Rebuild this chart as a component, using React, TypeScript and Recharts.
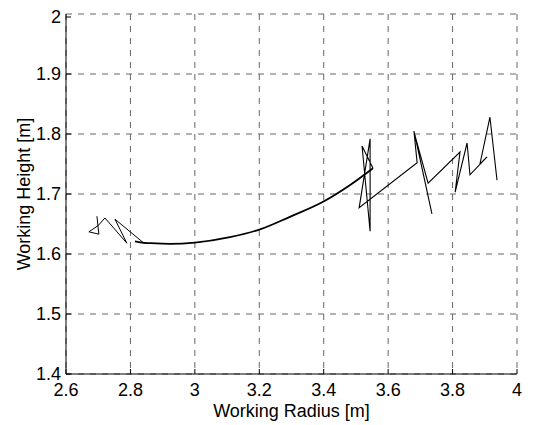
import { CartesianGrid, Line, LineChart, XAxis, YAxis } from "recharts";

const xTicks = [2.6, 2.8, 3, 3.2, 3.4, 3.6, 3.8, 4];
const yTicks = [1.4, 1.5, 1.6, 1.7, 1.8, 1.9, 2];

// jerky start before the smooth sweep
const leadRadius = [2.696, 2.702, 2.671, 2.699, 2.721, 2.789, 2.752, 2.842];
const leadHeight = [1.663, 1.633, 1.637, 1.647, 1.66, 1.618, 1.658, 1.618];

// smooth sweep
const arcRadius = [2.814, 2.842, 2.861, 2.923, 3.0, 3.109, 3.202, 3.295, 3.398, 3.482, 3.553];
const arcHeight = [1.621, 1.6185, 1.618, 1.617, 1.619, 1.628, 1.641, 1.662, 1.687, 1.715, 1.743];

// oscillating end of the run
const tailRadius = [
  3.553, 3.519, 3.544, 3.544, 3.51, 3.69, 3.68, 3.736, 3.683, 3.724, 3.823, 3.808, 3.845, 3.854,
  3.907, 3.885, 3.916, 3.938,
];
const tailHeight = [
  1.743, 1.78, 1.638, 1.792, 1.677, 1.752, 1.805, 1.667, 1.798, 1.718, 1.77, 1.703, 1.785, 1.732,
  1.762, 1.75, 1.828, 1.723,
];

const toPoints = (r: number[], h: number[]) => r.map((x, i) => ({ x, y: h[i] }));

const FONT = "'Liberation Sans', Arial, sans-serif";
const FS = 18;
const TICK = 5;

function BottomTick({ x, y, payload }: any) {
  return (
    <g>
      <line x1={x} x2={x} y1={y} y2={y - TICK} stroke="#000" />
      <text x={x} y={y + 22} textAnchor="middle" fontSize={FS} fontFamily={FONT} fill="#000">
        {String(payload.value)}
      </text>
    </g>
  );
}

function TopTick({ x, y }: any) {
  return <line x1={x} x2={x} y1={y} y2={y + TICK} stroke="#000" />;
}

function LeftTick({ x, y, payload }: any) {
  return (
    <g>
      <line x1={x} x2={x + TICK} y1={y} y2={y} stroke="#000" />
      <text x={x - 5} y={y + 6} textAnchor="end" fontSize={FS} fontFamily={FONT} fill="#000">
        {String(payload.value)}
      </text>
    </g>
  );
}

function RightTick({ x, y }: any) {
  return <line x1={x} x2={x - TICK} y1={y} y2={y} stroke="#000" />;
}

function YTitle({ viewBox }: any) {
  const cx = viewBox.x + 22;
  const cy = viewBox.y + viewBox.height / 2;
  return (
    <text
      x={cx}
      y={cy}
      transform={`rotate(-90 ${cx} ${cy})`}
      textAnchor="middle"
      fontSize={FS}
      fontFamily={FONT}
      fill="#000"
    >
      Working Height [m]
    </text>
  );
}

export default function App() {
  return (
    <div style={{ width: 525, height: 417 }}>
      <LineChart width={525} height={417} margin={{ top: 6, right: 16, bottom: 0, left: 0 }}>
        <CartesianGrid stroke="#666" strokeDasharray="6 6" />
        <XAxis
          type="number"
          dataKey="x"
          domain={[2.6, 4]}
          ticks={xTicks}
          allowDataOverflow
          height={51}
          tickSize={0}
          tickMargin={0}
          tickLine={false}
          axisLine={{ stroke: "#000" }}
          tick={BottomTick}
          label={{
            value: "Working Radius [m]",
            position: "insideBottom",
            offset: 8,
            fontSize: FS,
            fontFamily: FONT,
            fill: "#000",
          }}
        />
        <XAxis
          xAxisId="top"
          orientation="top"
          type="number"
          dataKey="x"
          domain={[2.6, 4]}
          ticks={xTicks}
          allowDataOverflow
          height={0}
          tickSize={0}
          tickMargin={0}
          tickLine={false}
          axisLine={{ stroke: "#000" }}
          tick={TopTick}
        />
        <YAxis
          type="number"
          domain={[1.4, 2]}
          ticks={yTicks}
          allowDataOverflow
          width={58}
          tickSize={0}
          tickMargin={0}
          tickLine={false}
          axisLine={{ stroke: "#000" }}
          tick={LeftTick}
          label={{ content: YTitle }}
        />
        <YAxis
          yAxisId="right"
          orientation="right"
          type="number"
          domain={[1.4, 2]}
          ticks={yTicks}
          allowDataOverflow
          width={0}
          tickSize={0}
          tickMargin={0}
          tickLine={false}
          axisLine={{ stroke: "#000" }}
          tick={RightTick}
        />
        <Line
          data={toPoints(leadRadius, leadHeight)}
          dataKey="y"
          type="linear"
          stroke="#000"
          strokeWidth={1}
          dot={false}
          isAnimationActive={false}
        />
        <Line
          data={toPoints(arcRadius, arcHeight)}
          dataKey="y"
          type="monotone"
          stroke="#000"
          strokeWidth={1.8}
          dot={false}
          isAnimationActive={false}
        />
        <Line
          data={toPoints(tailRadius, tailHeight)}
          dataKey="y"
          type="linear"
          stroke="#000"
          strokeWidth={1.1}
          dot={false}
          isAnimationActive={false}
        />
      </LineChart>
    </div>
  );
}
---------------
Directive >> Reproduce the listing word for word and omit its pictures.

Reply >>
Rebuild this chart as a component, using React, TypeScript and Recharts.
import { CartesianGrid, Line, LineChart, XAxis, YAxis } from "recharts";

const xTicks = [2.6, 2.8, 3, 3.2, 3.4, 3.6, 3.8, 4];
const yTicks = [1.4, 1.5, 1.6, 1.7, 1.8, 1.9, 2];

// jerky start before the smooth sweep
const leadRadius = [2.696, 2.702, 2.671, 2.699, 2.721, 2.789, 2.752, 2.842];
const leadHeight = [1.663, 1.633, 1.637, 1.647, 1.66, 1.618, 1.658, 1.618];

// smooth sweep
const arcRadius = [2.814, 2.842, 2.861, 2.923, 3.0, 3.109, 3.202, 3.295, 3.398, 3.482, 3.553];
const arcHeight = [1.621, 1.6185, 1.618, 1.617, 1.619, 1.628, 1.641, 1.662, 1.687, 1.715, 1.743];

// oscillating end of the run
const tailRadius = [
  3.553, 3.519, 3.544, 3.544, 3.51, 3.69, 3.68, 3.736, 3.683, 3.724, 3.823, 3.808, 3.845, 3.854,
  3.907, 3.885, 3.916, 3.938,
];
const tailHeight = [
  1.743, 1.78, 1.638, 1.792, 1.677, 1.752, 1.805, 1.667, 1.798, 1.718, 1.77, 1.703, 1.785, 1.732,
  1.762, 1.75, 1.828, 1.723,
];

const toPoints = (r: number[], h: number[]) => r.map((x, i) => ({ x, y: h[i] }));

const FONT = "'Liberation Sans', Arial, sans-serif";
const FS = 18;
const TICK = 5;

function BottomTick({ x, y, payload }: any) {
  return (
    <g>
      <line x1={x} x2={x} y1={y} y2={y - TICK} stroke="#000" />
      <text x={x} y={y + 22} textAnchor="middle" fontSize={FS} fontFamily={FONT} fill="#000">
        {String(payload.value)}
      </text>
    </g>
  );
}

function TopTick({ x, y }: any) {
  return <line x1={x} x2={x} y1={y} y2={y + TICK} stroke="#000" />;
}

function LeftTick({ x, y, payload }: any) {
  return (
    <g>
      <line x1={x} x2={x + TICK} y1={y} y2={y} stroke="#000" />
      <text x={x - 5} y={y + 6} textAnchor="end" fontSize={FS} fontFamily={FONT} fill="#000">
        {String(payload.value)}
      </text>
    </g>
  );
}

function RightTick({ x, y }: any) {
  return <line x1={x} x2={x - TICK} y1={y} y2={y} stroke="#000" />;
}

function YTitle({ viewBox }: any) {
  const cx = viewBox.x + 22;
  const cy = viewBox.y + viewBox.height / 2;
  return (
    <text
      x={cx}
      y={cy}
      transform={`rotate(-90 ${cx} ${cy})`}
      textAnchor="middle"
      fontSize={FS}
      fontFamily={FONT}
      fill="#000"
    >
      Working Height [m]
    </text>
  );
}

export default function App() {
  return (
    <div style={{ width: 525, height: 417 }}>
      <LineChart width={525} height={417} margin={{ top: 6, right: 16, bottom: 0, left: 0 }}>
        <CartesianGrid stroke="#666" strokeDasharray="6 6" />
        <XAxis
          type="number"
          dataKey="x"
          domain={[2.6, 4]}
          ticks={xTicks}
          allowDataOverflow
          height={51}
          tickSize={0}
          tickMargin={0}
          tickLine={false}
          axisLine={{ stroke: "#000" }}
          tick={BottomTick}
          label={{
            value: "Working Radius [m]",
            position: "insideBottom",
            offset: 8,
            fontSize: FS,
            fontFamily: FONT,
            fill: "#000",
          }}
        />
        <XAxis
          xAxisId="top"
          orientation="top"
          type="number"
          dataKey="x"
          domain={[2.6, 4]}
          ticks={xTicks}
          allowDataOverflow
          height={0}
          tickSize={0}
          tickMargin={0}
          tickLine={false}
          axisLine={{ stroke: "#000" }}
          tick={TopTick}
        />
        <YAxis
          type="number"
          domain={[1.4, 2]}
          ticks={yTicks}
          allowDataOverflow
          width={58}
          tickSize={0}
          tickMargin={0}
          tickLine={false}
          axisLine={{ stroke: "#000" }}
          tick={LeftTick}
          label={{ content: YTitle }}
        />
        <YAxis
          yAxisId="right"
          orientation="right"
          type="number"
          domain={[1.4, 2]}
          ticks={yTicks}
          allowDataOverflow
          width={0}
          tickSize={0}
          tickMargin={0}
          tickLine={false}
          axisLine={{ stroke: "#000" }}
          tick={RightTick}
        />
        <Line
          data={toPoints(leadRadius, leadHeight)}
          dataKey="y"
          type="linear"
          stroke="#000"
          strokeWidth={1}
          dot={false}
          isAnimationActive={false}
        />
        <Line
          data={toPoints(arcRadius, arcHeight)}
          dataKey="y"
          type="monotone"
          stroke="#000"
          strokeWidth={1.8}
          dot={false}
          isAnimationActive={false}
        />
        <Line
          data={toPoints(tailRadius, tailHeight)}
          dataKey="y"
          type="linear"
          stroke="#000"
          strokeWidth={1.1}
          dot={false}
          isAnimationActive={false}
        />
      </LineChart>
    </div>
  );
}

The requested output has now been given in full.